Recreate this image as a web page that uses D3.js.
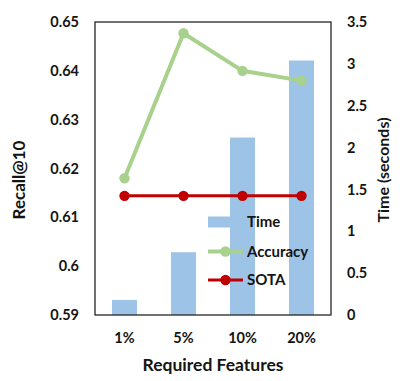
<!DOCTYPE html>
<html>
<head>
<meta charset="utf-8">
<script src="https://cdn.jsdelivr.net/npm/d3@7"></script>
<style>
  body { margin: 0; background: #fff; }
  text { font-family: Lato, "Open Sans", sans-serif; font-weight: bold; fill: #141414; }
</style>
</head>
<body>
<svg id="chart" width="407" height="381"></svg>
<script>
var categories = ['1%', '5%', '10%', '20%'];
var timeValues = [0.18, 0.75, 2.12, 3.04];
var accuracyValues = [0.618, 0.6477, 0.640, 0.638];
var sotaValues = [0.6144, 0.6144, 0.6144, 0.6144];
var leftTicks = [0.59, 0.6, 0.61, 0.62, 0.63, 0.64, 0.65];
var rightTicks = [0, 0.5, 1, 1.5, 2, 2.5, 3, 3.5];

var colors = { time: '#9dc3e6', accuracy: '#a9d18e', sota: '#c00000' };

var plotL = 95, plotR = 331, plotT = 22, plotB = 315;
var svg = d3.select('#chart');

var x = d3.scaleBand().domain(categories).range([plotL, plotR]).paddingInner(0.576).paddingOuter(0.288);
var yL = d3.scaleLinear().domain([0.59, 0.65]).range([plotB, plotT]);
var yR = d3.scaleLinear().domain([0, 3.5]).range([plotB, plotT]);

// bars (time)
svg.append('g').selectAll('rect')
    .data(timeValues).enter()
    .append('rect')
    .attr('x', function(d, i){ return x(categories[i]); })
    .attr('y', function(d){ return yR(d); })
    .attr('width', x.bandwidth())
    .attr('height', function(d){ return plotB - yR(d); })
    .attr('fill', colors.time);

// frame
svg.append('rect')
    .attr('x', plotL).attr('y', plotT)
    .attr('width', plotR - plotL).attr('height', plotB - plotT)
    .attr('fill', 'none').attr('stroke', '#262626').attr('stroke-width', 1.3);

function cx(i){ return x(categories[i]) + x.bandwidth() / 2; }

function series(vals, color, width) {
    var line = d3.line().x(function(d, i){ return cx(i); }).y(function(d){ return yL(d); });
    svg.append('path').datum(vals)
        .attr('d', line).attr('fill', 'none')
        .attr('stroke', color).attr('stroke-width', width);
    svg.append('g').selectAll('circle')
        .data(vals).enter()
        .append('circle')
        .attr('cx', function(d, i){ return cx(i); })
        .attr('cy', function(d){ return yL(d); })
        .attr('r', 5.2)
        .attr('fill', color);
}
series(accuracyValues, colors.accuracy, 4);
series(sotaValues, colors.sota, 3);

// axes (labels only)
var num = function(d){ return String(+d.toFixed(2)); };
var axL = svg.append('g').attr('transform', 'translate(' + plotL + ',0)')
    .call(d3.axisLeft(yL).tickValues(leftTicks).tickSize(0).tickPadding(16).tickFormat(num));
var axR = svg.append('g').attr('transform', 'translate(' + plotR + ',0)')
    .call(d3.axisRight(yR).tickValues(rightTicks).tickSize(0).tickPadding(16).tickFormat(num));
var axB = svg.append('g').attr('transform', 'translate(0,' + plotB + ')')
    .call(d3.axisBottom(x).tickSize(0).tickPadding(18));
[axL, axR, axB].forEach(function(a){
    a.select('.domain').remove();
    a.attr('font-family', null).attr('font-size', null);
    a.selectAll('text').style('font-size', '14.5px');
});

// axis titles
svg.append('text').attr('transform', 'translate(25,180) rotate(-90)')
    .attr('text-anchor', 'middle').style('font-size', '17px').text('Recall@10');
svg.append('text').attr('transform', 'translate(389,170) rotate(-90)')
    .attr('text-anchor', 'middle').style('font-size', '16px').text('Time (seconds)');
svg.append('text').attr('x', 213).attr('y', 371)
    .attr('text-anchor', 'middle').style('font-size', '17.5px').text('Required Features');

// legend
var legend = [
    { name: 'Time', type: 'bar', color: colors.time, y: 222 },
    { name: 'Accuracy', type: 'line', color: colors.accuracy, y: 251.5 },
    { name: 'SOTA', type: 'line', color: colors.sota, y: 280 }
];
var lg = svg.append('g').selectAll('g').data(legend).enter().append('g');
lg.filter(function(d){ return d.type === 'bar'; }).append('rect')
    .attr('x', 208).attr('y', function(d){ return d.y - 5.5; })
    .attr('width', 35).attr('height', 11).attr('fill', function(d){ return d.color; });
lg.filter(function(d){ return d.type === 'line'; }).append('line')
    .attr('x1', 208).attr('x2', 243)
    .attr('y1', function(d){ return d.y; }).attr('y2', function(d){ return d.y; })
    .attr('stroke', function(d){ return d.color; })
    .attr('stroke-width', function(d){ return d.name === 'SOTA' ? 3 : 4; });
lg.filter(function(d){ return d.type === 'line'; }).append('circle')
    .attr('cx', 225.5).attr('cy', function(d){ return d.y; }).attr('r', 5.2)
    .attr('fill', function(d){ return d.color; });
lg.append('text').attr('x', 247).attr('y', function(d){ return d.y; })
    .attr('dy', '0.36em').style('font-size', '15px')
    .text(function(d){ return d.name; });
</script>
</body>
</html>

======

Stated problem ->
Write down every line from the opening of the listing to the line with "d3.scaleLinear().domain([0, 3.5]).range([plotB, plotT]);", both included, and nothing else; the pictures are omitted.

Solved exercise ->
Recreate this image as a web page that uses D3.js.
<!DOCTYPE html>
<html>
<head>
<meta charset="utf-8">
<script src="https://cdn.jsdelivr.net/npm/d3@7"></script>
<style>
  body { margin: 0; background: #fff; }
  text { font-family: Lato, "Open Sans", sans-serif; font-weight: bold; fill: #141414; }
</style>
</head>
<body>
<svg id="chart" width="407" height="381"></svg>
<script>
var categories = ['1%', '5%', '10%', '20%'];
var timeValues = [0.18, 0.75, 2.12, 3.04];
var accuracyValues = [0.618, 0.6477, 0.640, 0.638];
var sotaValues = [0.6144, 0.6144, 0.6144, 0.6144];
var leftTicks = [0.59, 0.6, 0.61, 0.62, 0.63, 0.64, 0.65];
var rightTicks = [0, 0.5, 1, 1.5, 2, 2.5, 3, 3.5];

var colors = { time: '#9dc3e6', accuracy: '#a9d18e', sota: '#c00000' };

var plotL = 95, plotR = 331, plotT = 22, plotB = 315;
var svg = d3.select('#chart');

var x = d3.scaleBand().domain(categories).range([plotL, plotR]).paddingInner(0.576).paddingOuter(0.288);
var yL = d3.scaleLinear().domain([0.59, 0.65]).range([plotB, plotT]);
var yR = d3.scaleLinear().domain([0, 3.5]).range([plotB, plotT]);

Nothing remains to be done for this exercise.